De coach moest best wel lachen. Ze zei: “In al mijn jaren als opsteller met paarden, heeft nog nooit iemand eten gepakt uit de bak om contact te maken.” En ik dacht alleen maar: ja, maar het werkte toch? Dat paard keek me ineens aan alsof ik zijn innerlijke veulen had geraakt.
De rest van de opstelling was zoals verwacht: mijn ouders stonden verder uit elkaar dan de Noord- en Zuidpool, ik stond ertussen als een soort emotionele windvaan en het paard liep telkens naar rechts als het over mijn vader ging. Classic. Allemaal kloppend. Allemaal bekend. En toch zat ik daar een beetje te wiebelen in het zand, denkend: “Ja, maar ik wéét dit al. Kunnen we nu misschien iets met het hier en nu doen? Of nog liever: met koffie? En cake?”

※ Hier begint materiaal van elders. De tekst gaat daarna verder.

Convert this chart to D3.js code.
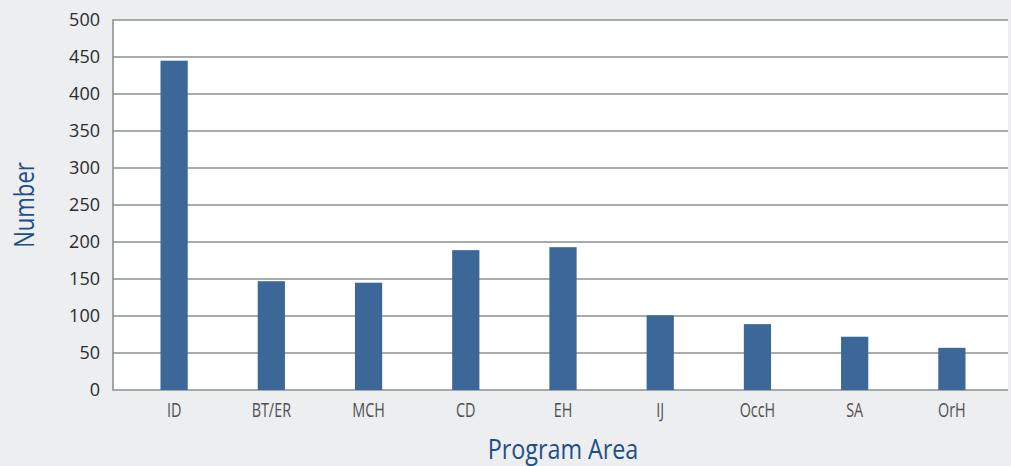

Toch was het ergens ook wel mooi. Niet door het paard, dat op een gegeven moment op m’n voet ging staan – wat ik zag als een duidelijk signaal dat het klaar was – maar omdat ik me besefte: blijkbaar geloof ik dat verbinding begint met een beetje eten geven. Zelfs als dat begint met een pluk hooi.
Dus ja. Misschien was die paardenopstelling toch ergens goed voor. Al weet ik nog steeds niet zeker of het paard mij nou écht begreep. Misschien was het wel precies wat ik nodig had: een herinnering dat ik mezelf niet steeds hoef te troosten met hooi… of met een zak chips.